Aragua, además, tiene un lugar íntimo en mi historia. Fue la
tierra que acogió a mis padres y a mis hermanos cuando llegaron buscando
futuro. Allí descansan los restos de mis padres y de mis dos hermanos menores.
En esas calles nacieron muchos de mis sobrinos. Esa memoria me ata —y me
obliga— a defender el nombre de esta tierra.
Miro a mi sobrina y pienso en Chuao: mujeres cantando
mientras remueven el cacao en tableros de madera; chocolateros esperando su
turno para tostar esos granos con respeto. Pienso en Maracay de tardes largas,
en patios con matas de mango, en gente que se busca la vida con una dignidad
que no sale en los titulares. Pienso en jóvenes que cambiaron un revólver por
un balón ovalado y en entrenadores que aprendieron a decir “hermano” después de
decir “rival”. Eso también es Aragua.
A quienes afuera escuchan “Tren de Aragua” y miran a un
venezolano como si miraran a un delito les digo: están mirando al revés. La
megabanda no es el gentilicio: es la evidencia de un Estado que dejó que sus
cárceles fueran feudos y que sus proyectos públicos se oxidaran. Aragua —y
Venezuela— no caben en esa etiqueta. Caben en el cacao que el mundo admira, en
deportistas que levantan la bandera, en artistas y maestros que siembran
belleza en tierra dura, en comunidades que rehacen la convivencia desde abajo.

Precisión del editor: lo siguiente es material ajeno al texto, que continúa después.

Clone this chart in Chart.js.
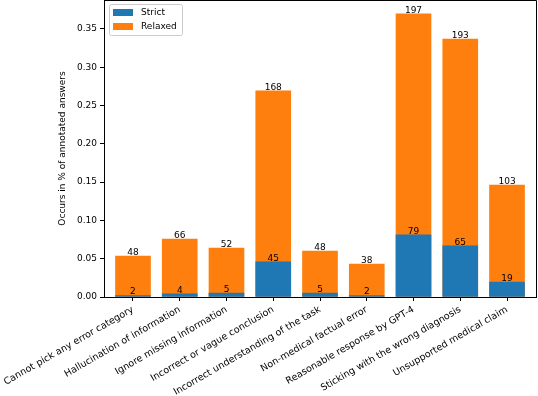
<!DOCTYPE html>
<html>
<head>
<meta charset="utf-8">
<script src="https://cdn.jsdelivr.net/npm/chart.js@4.4.1/dist/chart.umd.min.js"></script>
<style>
  body { margin: 0; background: #fff; }
</style>
</head>
<body>
<canvas id="errorChart" width="538" height="396"></canvas>
<script>
const categories = [
  "Cannot pick any error category",
  "Hallucination of information",
  "Ignore missing information",
  "Incorrect or vague conclusion",
  "Incorrect understanding of the task",
  "Non-medical factual error",
  "Reasonable response by GPT-4",
  "Sticking with the wrong diagnosis",
  "Unsupported medical claim",
];

// share of annotated answers
const strictValues = [0.002, 0.004, 0.005, 0.046, 0.005, 0.002, 0.081, 0.0667, 0.0195];
const relaxedValues = [0.0535, 0.0757, 0.064, 0.269, 0.06, 0.043, 0.3695, 0.3368, 0.1462];

// counts printed above the bars
const strictCounts = [2, 4, 5, 45, 5, 2, 79, 65, 19];
const relaxedCounts = [48, 66, 52, 168, 48, 38, 197, 193, 103];

const yTicks = [0, 0.05, 0.1, 0.15, 0.2, 0.25, 0.3, 0.35];

const FONT = "DejaVu Sans";

// counts on top of each bar
const barLabels = {
  id: "barLabels",
  afterDatasetsDraw(chart) {
    const ctx = chart.ctx;
    const counts = [strictCounts, relaxedCounts];
    ctx.save();
    ctx.font = "9px '" + FONT + "'";
    ctx.fillStyle = "#000";
    ctx.textAlign = "center";
    ctx.textBaseline = "bottom";
    chart.data.datasets.forEach((ds, d) => {
      chart.getDatasetMeta(d).data.forEach((bar, i) => {
        ctx.fillText(counts[d][i], bar.x, bar.y + 1);
      });
    });
    ctx.restore();
  },
};

// right/top spines and the boxed legend in the upper left
const frameAndLegend = {
  id: "frameAndLegend",
  afterDraw(chart) {
    const ctx = chart.ctx;
    const area = chart.chartArea;
    ctx.save();
    ctx.strokeStyle = "#000";
    ctx.lineWidth = 1;
    ctx.beginPath();
    ctx.moveTo(area.left, area.top + 0.5);
    ctx.lineTo(area.right + 0.5, area.top + 0.5);
    ctx.lineTo(area.right + 0.5, area.bottom);
    ctx.stroke();

    const x = area.left + 5, y = area.top + 4;
    const w = 73, h = 31;
    ctx.fillStyle = "rgba(255,255,255,0.8)";
    ctx.strokeStyle = "#cccccc";
    ctx.beginPath();
    ctx.roundRect(x + 0.5, y + 0.5, w, h, 2);
    ctx.fill();
    ctx.stroke();

    ctx.font = "9px '" + FONT + "'";
    ctx.textBaseline = "middle";
    ctx.textAlign = "left";
    chart.data.datasets.forEach((ds, d) => {
      const rowY = y + 8.5 + d * 14;
      ctx.fillStyle = ds.backgroundColor;
      ctx.fillRect(x + 4, rowY - 3.5, 20, 7);
      ctx.fillStyle = "#000";
      ctx.fillText(ds.label, x + 32, rowY);
    });
    ctx.restore();
  },
};

new Chart(document.getElementById("errorChart"), {
  type: "bar",
  data: {
    datasets: [
      {
        label: "Strict",
        data: strictValues.map((v, i) => ({ x: i, y: v })),
        backgroundColor: "#1f77b4",
        barThickness: 35,
        grouped: false,
      },
      {
        label: "Relaxed",
        data: relaxedValues.map((v, i) => ({ x: i, y: v })),
        backgroundColor: "#ff7f0e",
        barThickness: 35,
        grouped: false,
      },
    ],
  },
  options: {
    responsive: false,
    animation: false,
    layout: { padding: { left: 0, right: 2, top: 0, bottom: 0 } },
    plugins: {
      legend: { display: false },
      tooltip: { enabled: false },
    },
    scales: {
      x: {
        type: "linear",
        min: -0.62,
        max: 8.62,
        offset: false,
        afterBuildTicks: (scale) => {
          scale.ticks = categories.map((_, i) => ({ value: i }));
        },
        afterFit: (scale) => {
          scale.paddingLeft = 0;
          scale.paddingRight = 0;
          scale.height = 99;
        },
        ticks: {
          autoSkip: false,
          minRotation: 30,
          maxRotation: 30,
          padding: 3,
          color: "#000",
          font: { family: FONT, size: 9.5 },
          callback: (v) => categories[v],
        },
        grid: {
          drawOnChartArea: false,
          drawTicks: true,
          tickLength: 4,
          color: "#000",
          offset: false,
        },
        border: { display: true, color: "#000" },
      },
      y: {
        min: 0,
        max: 0.3877,
        afterBuildTicks: (scale) => {
          scale.ticks = yTicks.map((v) => ({ value: v }));
        },
        afterFit: (scale) => {
          scale.paddingTop = 0;
          scale.width = 104;
        },
        ticks: {
          padding: 3,
          color: "#000",
          font: { family: FONT, size: 9 },
          callback: (v) => v.toFixed(2),
        },
        grid: {
          drawOnChartArea: false,
          drawTicks: true,
          tickLength: 4,
          color: "#000",
        },
        border: { display: true, color: "#000" },
        title: {
          display: true,
          text: "Occurs in % of annotated answers",
          color: "#000",
          font: { family: FONT, size: 9 },
          padding: { top: 57, bottom: 0 },
        },
      },
    },
  },
  plugins: [barLabels, frameAndLegend],
});
</script>
</body>
</html>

Mi sobrina volverá a ponerse su franela. Y cuando alguien
vuelva a decir “Tren”, le responderá con calma: “Déjame contarte qué es
Aragua”. Quien escuche entenderá que ninguna banda puede usurpar un nombre
nacido entre cacao, mar y montañas. Ese nombre nos pertenece y lo vamos a
reivindicar cuantas veces haga falta.